The true turkey I read this week was Sax Rohmer’s THE SECRET OF HOLM PEEL AND OTHER STRANGE STORIES, a collection of eight (mostly early; four are pre-World War II and date back to as early as 1905) stories by the creator of Dr. Fu Manchu. The stories creak and thud their way to their conclusions An original Ace paperback, the cover proclaims this to be “a NEW book of Gothic mystery and witchcraft by the creator of Fu Manchu.” Sadly, no Gothic mystery and no witchcraft. The only fantasy in the book was a poorly developed and poorly executed story about a cursed house. The book does contain one story about Fu Manchu (published two years before Rohmer’s death) and it’s a dud. There’s nice cover art from George Ziel, though.
I continued my short story jag, reading mainly tales for NEW WORLDS and ASTOUNDING.and finishing three anthologies: Tom Boardman’s SCIENCE FICTION HORIZONS NO.1 (1968; there was no NO.2) and OUT OF THIS WORLD 3 and OUT OF THIS WORLD 5 edited by Amabel Williams-Ellis and Mably Owen, Some good. rousing yarns in all three.
I’m glad I tipped you on to A REQUIEM FOR ASTOUNDING, Rick. It’s one of the reasons I was spurred to dip into old issues of ASF this week.
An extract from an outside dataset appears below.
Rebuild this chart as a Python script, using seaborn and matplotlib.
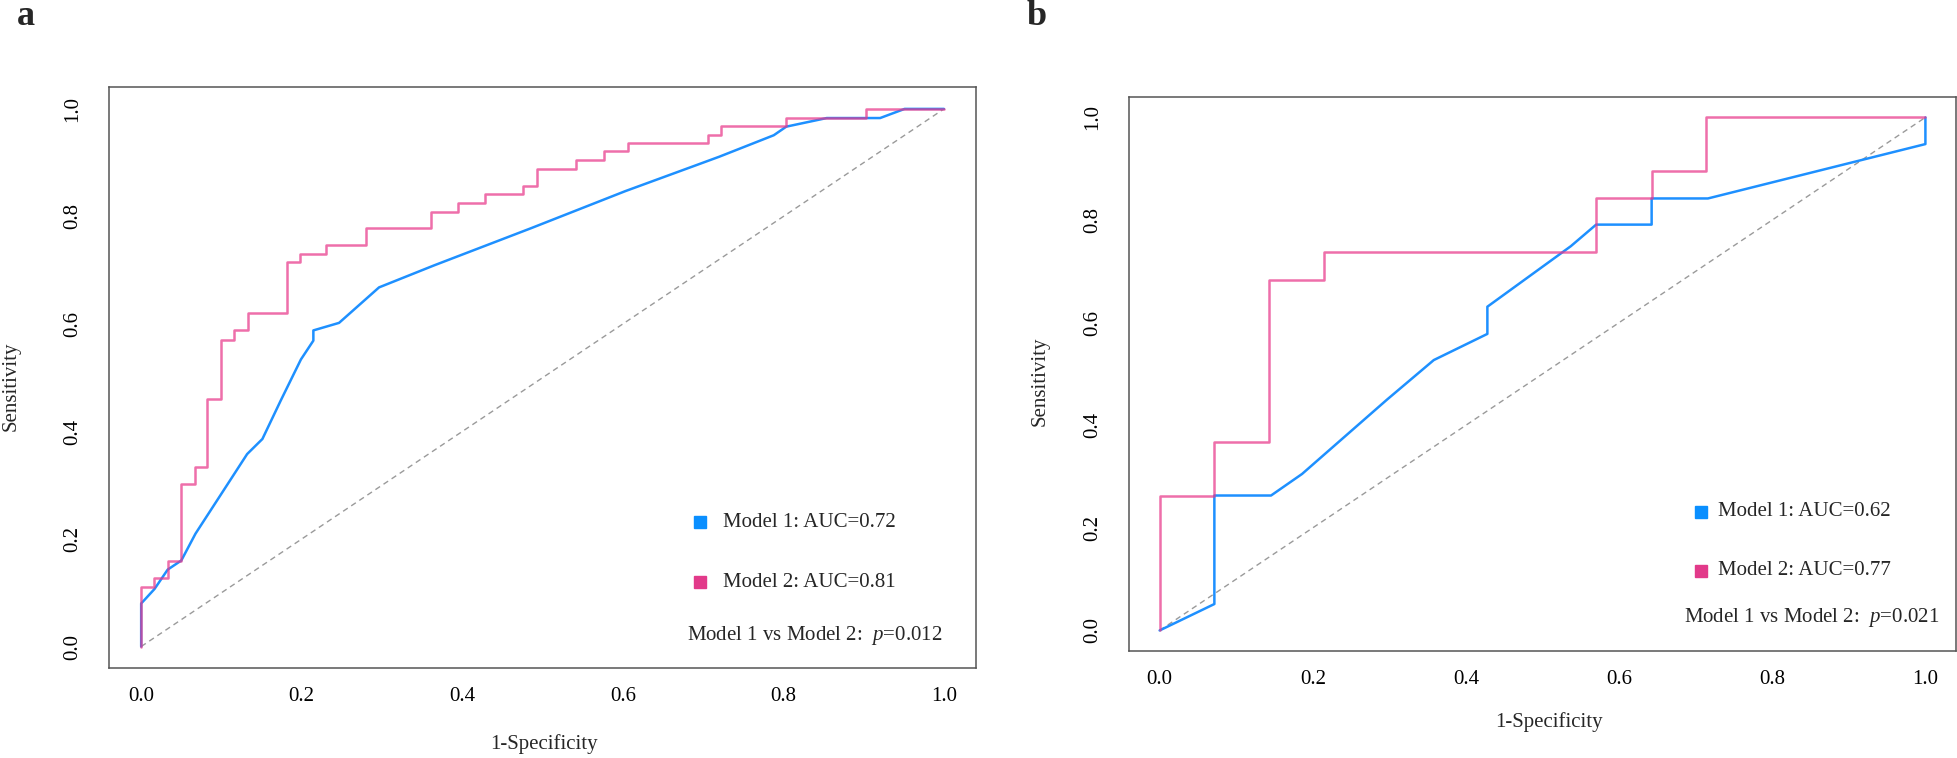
import numpy as np
import pandas as pd
import matplotlib
matplotlib.use("Agg")
import matplotlib.pyplot as plt
import seaborn as sns

sns.set_style("white")
plt.rcParams['font.family'] = ['Liberation Serif', 'DejaVu Serif']
plt.rcParams['mathtext.fontset'] = 'custom'
plt.rcParams['mathtext.rm'] = 'Liberation Serif'
plt.rcParams['mathtext.it'] = 'Liberation Serif:italic'

# ROC curves (x = 1-specificity, y = sensitivity)
# panel a
a_m1_fpr = [0, 0, 0.0166, 0.033, 0.05, 0.0677, 0.099, 0.132, 0.151, 0.174, 0.199, 0.2145, 0.2145,
            0.2465, 0.2963, 0.365, 0.4855, 0.603, 0.689, 0.720, 0.788, 0.8036, 0.854, 0.9205, 0.951, 1.0]
a_m1_tpr = [0, 0.080, 0.107, 0.143, 0.160, 0.210, 0.282, 0.358, 0.386, 0.458, 0.534, 0.569, 0.588,
            0.602, 0.668, 0.709, 0.778, 0.847, 0.894, 0.911, 0.951, 0.967, 0.983, 0.983, 1.0, 1.0]
a_m2_fpr = [0, 0, 0.0166, 0.0166, 0.033, 0.033, 0.05, 0.05, 0.067, 0.067, 0.082, 0.082, 0.099, 0.099,
            0.1155, 0.1155, 0.1326, 0.1326, 0.1816, 0.1816, 0.198, 0.198, 0.230, 0.230, 0.280, 0.280,
            0.3616, 0.3616, 0.3944, 0.3944, 0.428, 0.428, 0.4755, 0.4755, 0.4926, 0.4926, 0.5417, 0.5417,
            0.576, 0.576, 0.606, 0.606, 0.706, 0.706, 0.7225, 0.7225, 0.8036, 0.8036, 0.9026, 0.9026, 1.0]
a_m2_tpr = [0, 0.111, 0.111, 0.127, 0.127, 0.160, 0.160, 0.302, 0.302, 0.333, 0.333, 0.461, 0.461, 0.571,
            0.571, 0.588, 0.588, 0.620, 0.620, 0.715, 0.715, 0.730, 0.730, 0.746, 0.746, 0.778,
            0.778, 0.809, 0.809, 0.825, 0.825, 0.841, 0.841, 0.857, 0.857, 0.889, 0.889, 0.905,
            0.905, 0.921, 0.921, 0.937, 0.937, 0.952, 0.952, 0.968, 0.968, 0.984, 0.984, 1.0, 1.0]
# panel b
b_m1_fpr = [0, 0.0715, 0.0715, 0.1455, 0.186, 0.297, 0.358, 0.428, 0.428, 0.537, 0.570, 0.6425, 0.6425, 0.716, 1.0, 1.0]
b_m1_tpr = [0, 0.0515, 0.263, 0.263, 0.305, 0.450, 0.527, 0.578, 0.631, 0.749, 0.791, 0.791, 0.842, 0.842, 0.948, 1.0]
b_m2_fpr = [0, 0, 0.0715, 0.0715, 0.1434, 0.1434, 0.2148, 0.2148, 0.570, 0.570, 0.6425, 0.6425, 0.713, 0.713, 1.0]
b_m2_tpr = [0, 0.263, 0.263, 0.368, 0.368, 0.684, 0.684, 0.737, 0.737, 0.842, 0.842, 0.895, 0.895, 1.0, 1.0]

auc_labels_a = ["Model 1: AUC=0.72", "Model 2: AUC=0.81"]
auc_labels_b = ["Model 1: AUC=0.62", "Model 2: AUC=0.77"]
p_text_a = "Model 1 vs Model 2:  $p$=0.012"
p_text_b = "Model 1 vs Model 2:  $p$=0.021"
ticks = [0.0, 0.2, 0.4, 0.6, 0.8, 1.0]

blue = "#1E90FF"
pink = "#E8388A"
spine_col = "#555555"

fig = plt.figure(figsize=(19.58, 7.58), dpi=100)
ax_a = fig.add_axes([0.0557, 0.1187, 0.4428, 0.766])
ax_b = fig.add_axes([0.5766, 0.1412, 0.4224, 0.731])


def roc_panel(ax, m1x, m1y, m2x, m2y, labels, ptxt, leg, xlab_pos, ylab_pos):
    sns.lineplot(x=[0, 1], y=[0, 1], ax=ax, color="#9a9a9a", lw=1.0, linestyle=(0, (4, 3)))
    sns.lineplot(x=m1x, y=m1y, ax=ax, sort=False, estimator=None, color=blue, lw=1.8)
    sns.lineplot(x=m2x, y=m2y, ax=ax, sort=False, estimator=None, color=pink, lw=1.8, alpha=0.72)
    ax.set_xlim(-0.04, 1.04)
    ax.set_ylim(-0.04, 1.04)
    ax.set_xticks(ticks)
    ax.set_yticks(ticks)
    ax.set_xticklabels([f"{t:.1f}" for t in ticks])
    ax.set_yticklabels([f"{t:.1f}" for t in ticks])
    for s in ax.spines.values():
        s.set_color(spine_col)
        s.set_linewidth(1.1)
    ax.tick_params(axis="both", direction="out", length=5.5, width=1, color=spine_col,
                   labelsize=15, labelcolor="black")
    ax.tick_params(axis="x", pad=8.5)
    ax.tick_params(axis="y", pad=14, labelrotation=90)
    for lab in ax.get_yticklabels():
        lab.set_va("center")
    ax.set_xlabel("1-Specificity", fontsize=15)
    ax.set_ylabel("Sensitivity", fontsize=15)
    ax.xaxis.set_label_coords(*xlab_pos)
    ax.yaxis.set_label_coords(*ylab_pos)
    ax.xaxis.label.set_va("center")
    ax.yaxis.label.set_va("center")
    sq_x, y1, y2, tx, px, py = leg
    ax.plot([sq_x], [y1], marker="s", ms=9, color="#0A8FFF", transform=ax.transAxes, ls="none")
    ax.plot([sq_x], [y2], marker="s", ms=9, color="#E23A8A", transform=ax.transAxes, ls="none")
    ax.text(tx, y1, labels[0], transform=ax.transAxes, fontsize=15, va="center", ha="left")
    ax.text(tx, y2, labels[1], transform=ax.transAxes, fontsize=15, va="center", ha="left")
    ax.text(px, py, ptxt, transform=ax.transAxes, fontsize=15, va="center", ha="left")


roc_panel(ax_a, a_m1_fpr, a_m1_tpr, a_m2_fpr, a_m2_tpr, auc_labels_a, p_text_a,
          (0.6817, 0.2513, 0.148, 0.708, 0.667, 0.0568), (0.502, -0.131), (-0.113, 0.485))
roc_panel(ax_b, b_m1_fpr, b_m1_tpr, b_m2_fpr, b_m2_tpr, auc_labels_b, p_text_b,
          (0.6917, 0.251, 0.1444, 0.712, 0.671, 0.0596), (0.508, -0.128), (-0.1076, 0.486))

fig.text(17 / 1958, 1 - 25 / 758, "a", fontsize=26, fontweight="bold", va="baseline", ha="left")
fig.text(1027 / 1958, 1 - 25 / 758, "b", fontsize=26, fontweight="bold", va="baseline", ha="left")

fig.savefig("out.png", dpi=100)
Have a great week, sir, as we bid aloha to July and say aloha to August.
For the first time in 2019 I’m completely caught up on Library Books. I went to a Library Book Sale last week and found: music CDs! Someone had donated their classical music collection and I bought dozens of great DG discs for a pittance. I’ve been listening to classical music every day!
I have a copy of A Requiem for Astounding! Let me know how you get on with it, and I’ll give it a whirl. I tried reading it a few years ago, but there was just too much other stuff going on at the time and I couldn’t concentrate on it.
The Richard Polt antho – I heard a rumor that the stories are in different typefaces, true?
I just finished The Poppy War by R.F. Kuang, it’s a bit of a punch to the gut. I needed something light, so I’m reading a Japanese novel that’s connected to a TV series that I’ve watched. I’m not familiar with the specific events in the story so far, but I know who all the characters are, so it’s like “what hijinks will they get up to this time?”.